Given information:
= = =

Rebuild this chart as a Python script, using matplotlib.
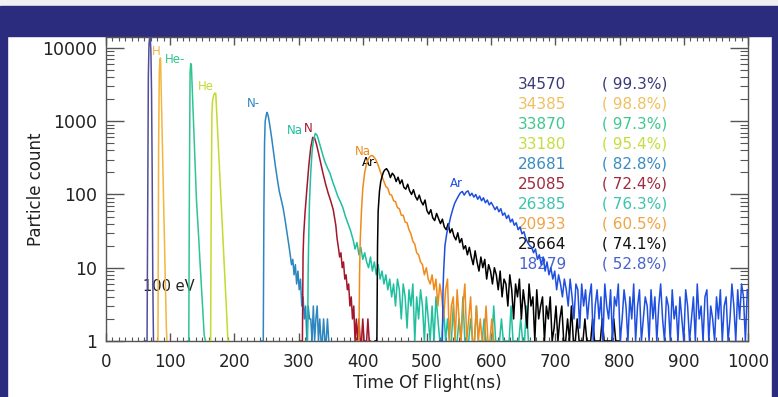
import numpy as np
import matplotlib.pyplot as plt
from matplotlib.patches import Rectangle
from matplotlib.ticker import FixedLocator, FixedFormatter, LogLocator, MultipleLocator, NullFormatter

# ---- data (counts per ns bin) ----
# each series: explicit points around the peak + a tail sampled every 2-3 ns

h1_t = [60, 64, 65, 66, 67, 68, 69, 70, 71, 72, 73, 74]
h1_c = [1, 1, 60, 4000, 11000, 14000, 13500, 9000, 2500, 200, 6, 1]

h2_t = [78, 81, 82, 83, 84, 85, 86, 87, 88, 89, 90, 91, 92, 93, 94, 95]
h2_c = [1, 1, 400, 4500, 7000, 7300, 2800, 1100, 430, 170, 65, 26, 10, 4, 1.6, 1]

he1_t = [127, 129, 130, 131, 132, 133, 135, 137, 139, 141, 144, 147, 150, 153, 155]
he1_c = [1, 1, 150, 4500, 6100, 5900, 2000, 700, 240, 83, 30, 10, 3.5, 1.2, 1]

he2_t = [160, 163, 164, 165, 166, 168, 170, 171, 172, 175, 178, 181, 184, 187, 190, 192]
he2_c = [1, 1, 90, 1200, 1900, 2300, 2420, 2400, 1600, 470, 140, 41, 12, 3.6, 1, 1]

nm_t = [242, 245, 246, 247, 248, 250, 251, 253, 255, 258, 261, 264, 267, 270, 273, 276, 279, 282, 285]
nm_c = [1, 1, 60, 500, 1000, 1250, 1320, 1150, 900, 600, 380, 240, 160, 110, 85, 65, 45, 30, 20]
nm_tail = [15, 11, 13, 8, 11, 6, 9, 5, 7, 3, 4, 2, 3, 1, 3, 2, 2, 1, 3, 1, 2, 3, 1, 2, 1, 1, 2, 1, 1, 2, 1]

n_t = [303, 306, 307, 308, 310, 313, 316, 319, 322, 325, 328, 331, 334, 338, 342, 346, 350, 354, 358]
n_c = [1, 1, 15, 28, 55, 120, 250, 440, 600, 590, 480, 370, 280, 195, 140, 105, 82, 62, 38]
n_tail = [25, 19, 14, 16, 10, 12, 7, 8, 5, 6, 3, 4, 2, 3, 1, 2, 1, 2, 1, 1, 2, 1, 1, 1, 2, 1, 1]

na1_t = [311, 314, 315, 316, 317, 319, 321, 323, 326, 329, 332, 335, 338, 341, 345, 349, 353,
         357, 361, 365, 369, 373, 377, 381, 385]
na1_c = [1, 1, 10, 30, 80, 200, 380, 540, 680, 640, 520, 420, 340, 280, 230, 194, 150,
         120, 95, 80, 66, 50, 40, 32, 24]
na1_tail = [18, 22, 15, 19, 13, 16, 12, 10, 14, 9, 12, 8, 11, 7, 9, 6, 8, 5, 7, 4,
            6, 3, 7, 5, 2, 6, 4, 1.5, 5, 3, 6, 1, 4, 2, 5, 3, 1, 4, 2, 1,
            3, 1, 4, 2, 1, 1, 3, 1, 2, 1, 1, 3, 1, 1, 2, 1, 4, 1, 1, 1,
            2, 1, 1, 3, 1, 1, 1, 2, 1, 1, 1, 1, 3, 1, 1, 1, 2, 1, 1, 1,
            1, 3, 1, 1, 1, 1, 2, 1, 1, 3, 1, 1]

na2_t = [391, 394, 395, 396, 398, 400, 403, 406, 409, 412, 415, 418, 421, 424, 427, 430]
na2_c = [1, 1, 8, 23, 60, 120, 200, 265, 310, 335, 340, 320, 290, 250, 210, 175]
na2_tail = [150, 128, 122, 100, 98, 82, 80, 66, 64, 52, 52, 42, 41, 33, 29, 23, 21, 16, 15, 12,
            11, 8, 10, 7, 6, 8, 5, 7, 3, 6, 4, 2, 5, 7, 1, 3, 4, 1, 5, 2,
            1, 3, 6, 1, 2, 4, 1, 1, 3, 1, 2, 1, 1, 3, 1, 1, 2, 1, 1]

arm_t = [419, 422, 423, 424, 426, 428, 430, 432, 434, 437]
arm_c = [1, 1, 20, 60, 110, 150, 175, 200, 215, 225]
arm_tail = [205, 170, 195, 180, 150, 172, 140, 158, 125, 118, 138, 112, 100, 116, 94, 84, 98, 80, 72, 84, 60,
            54, 62, 48, 44, 55, 47, 40, 46, 36, 33, 40, 30, 34, 27, 24, 30, 22, 25, 18, 20,
            15, 19, 14, 11, 17, 12, 9, 14, 10, 13, 7, 11, 9, 6, 10, 8, 5, 9, 4, 7,
            6, 3, 8, 5, 2, 6, 4, 7, 2, 5, 3, 1.5, 6, 3, 4, 1, 5, 2, 3, 4,
            1, 3, 2, 4, 1, 1.5, 3, 1, 2, 3, 1, 1, 2, 1, 3, 1, 1, 2, 1, 1,
            1, 2, 1, 1, 1, 2, 1, 1, 1, 1, 2, 1, 1, 1, 1, 1, 2, 1, 1, 1]

ar_t = [520, 524, 525, 526, 528, 531, 534, 537, 540, 543, 546, 549, 552, 555]
ar_c = [1, 1, 5, 9, 20, 30, 38, 50, 62, 75, 85, 95, 105, 110]
ar_tail = [98, 108, 112, 96, 104, 92, 100, 86, 95, 82, 90, 77, 84, 72, 78,
           70, 62, 68, 58, 64, 52, 56, 47, 52, 42, 46, 38, 41, 33, 36, 29, 31, 25, 22, 20,
           19, 16, 18, 13, 15, 11, 14, 9, 12, 8, 10, 7, 9, 5, 8, 6, 4, 7, 5, 3,
           7, 4, 2, 6, 5, 1.5, 6, 3, 5, 2, 4, 6, 1, 3, 5, 2, 4, 1, 6, 3,
           2, 5, 1, 4, 3, 6, 1, 2, 5, 3, 1, 4, 2, 6, 1, 3, 5, 1, 2, 4,
           3, 1, 5, 2, 4, 1, 3, 6, 2, 1, 4, 3, 1, 5, 2, 3, 1, 4, 2, 1,
           5, 3, 1, 2, 4, 1, 6, 2, 3, 1, 4, 5, 1, 3, 2, 1, 4, 2, 5, 1,
           3, 4, 1, 2, 6, 3, 1, 5, 2, 6, 4, 1, 5]

totals = ["34570", "34385", "33870", "33180", "28681", "25085", "26385", "20933", "25664", "18279"]
percents = ["( 99.3%)", "( 98.8%)", "( 97.3%)", "( 95.4%)", "( 82.8%)",
            "( 72.4%)", "( 76.3%)", "( 60.5%)", "( 74.1%)", "( 52.8%)"]
peak_names = ["H", "", "He-", "He", "N-", "N", "Na", "Na", "Ar-", "Ar"]


def series(head_t, head_c, tail=(), start=None, step=3):
    t = list(head_t)
    if tail:
        t += [start + step * i for i in range(len(tail))]
    return t, list(head_c) + list(tail)


all_series = [
    series(h1_t, h1_c),
    series(h2_t, h2_c),
    series(he1_t, he1_c),
    series(he2_t, he2_c),
    series(nm_t, nm_c, nm_tail, 287, 2),
    series(n_t, n_c, n_tail, 360, 2),
    series(na1_t, na1_c, na1_tail, 388, 3),
    series(na2_t, na2_c, na2_tail, 433, 3),
    series(arm_t, arm_c, arm_tail, 440, 3),
    series(ar_t, ar_c, ar_tail, 558, 3),
]

line_colors = ['#4f4f9c', '#f2b540', '#2fc58e', '#c4da2e', '#2c86c0',
               '#a3162c', '#1fbf9f', '#f08a1a', '#000000', '#1f4fe0']
text_colors = ['#3a3a7a', '#f0c060', '#3ec890', '#c4de40', '#3a8cc0',
               '#a02c40', '#3cc4ae', '#f0a444', '#111111', '#4a62cc']

# ---- figure with slide frame ----
fig = plt.figure(figsize=(7.78, 3.97), dpi=100)
fig.patch.set_facecolor('white')
frame = '#2b2c7e'
fig.add_artist(Rectangle((0, 0.985), 1, 0.015, transform=fig.transFigure, color='#f0f0f2', zorder=-5))
fig.add_artist(Rectangle((0, 0.9093), 1, 0.0757, transform=fig.transFigure, color=frame, zorder=-5))
fig.add_artist(Rectangle((0, 0), 0.009, 0.91, transform=fig.transFigure, color=frame, zorder=-5))
fig.add_artist(Rectangle((0.9923, 0), 0.0077, 0.91, transform=fig.transFigure, color=frame, zorder=-5))

ax = fig.add_axes([0.1362, 0.1411, 0.8252, 0.7657])

for (t, c), col in zip(all_series, line_colors):
    ax.plot(t, c, color=col, lw=1.1, zorder=3)

ax.set_yscale('log')
ax.set_xlim(0, 1000)
ax.set_ylim(1, 14100)

# peak labels
label_pos = [(72, 8800), None, (92, 6860), (143, 2940), (220, 1720),
             (308, 785), (282, 736), (388, 380), (399, 270), (536, 139)]
for name, pos, col in zip(peak_names, label_pos, line_colors):
    if pos is None:
        continue
    if name == "H":
        col = '#f2b540'
    ax.text(pos[0], pos[1], name, color=col, fontsize=8.5, va='center', ha='left', zorder=2)
ax.text(58, 5.46, "100 eV", color='#222222', fontsize=10.5, va='center', ha='left', zorder=2)

# totals / efficiencies column
for i, (n, p) in enumerate(zip(totals, percents)):
    y = 0.845 - i * 0.0658
    ax.text(0.642, y, n, transform=ax.transAxes, color=text_colors[i], fontsize=11,
            va='center', ha='left', zorder=1)
    ax.text(0.773, y, p, transform=ax.transAxes, color=text_colors[i], fontsize=11,
            va='center', ha='left', zorder=1)

# axes, ticks
ax.yaxis.set_major_locator(FixedLocator([1, 10, 100, 1000, 10000]))
ax.yaxis.set_major_formatter(FixedFormatter(["1", "10", "100", "1000", "10000"]))
ax.yaxis.set_minor_locator(LogLocator(base=10, subs=np.arange(2, 10)))
ax.yaxis.set_minor_formatter(NullFormatter())
ax.xaxis.set_major_locator(MultipleLocator(100))
ax.xaxis.set_minor_locator(MultipleLocator(10))

for s in ax.spines.values():
    s.set_color('#555555')
    s.set_linewidth(1.0)
ax.tick_params(axis='y', which='major', direction='in', length=13, width=1, color='#555555',
               left=True, right=True, labelsize=12.5, labelcolor='#222222', pad=6.5)
ax.tick_params(axis='y', which='minor', direction='in', length=5.5, width=0.8, color='#555555',
               left=True, right=True)
ax.tick_params(axis='x', which='major', direction='in', length=6, width=1, color='#555555',
               bottom=True, top=True, labelsize=12, labelcolor='#222222', pad=9)
ax.tick_params(axis='x', which='minor', direction='in', length=3, width=0.8, color='#555555',
               bottom=True, top=True)

ax.set_xlabel("Time Of Flight(ns)", fontsize=12, color='#222222', va='center')
ax.xaxis.set_label_coords(0.5, -0.138)
ax.set_ylabel("Particle count", fontsize=12, color='#222222', va='center')
ax.yaxis.set_label_coords(-0.109, 0.5)

fig.savefig("out.png", dpi=100)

= = =

Show, from the listing above, each line that contains the word "matplotlib".

Rebuild this chart as a Python script, using matplotlib.
import matplotlib.pyplot as plt
from matplotlib.patches import Rectangle
from matplotlib.ticker import FixedLocator, FixedFormatter, LogLocator, MultipleLocator, NullFormatter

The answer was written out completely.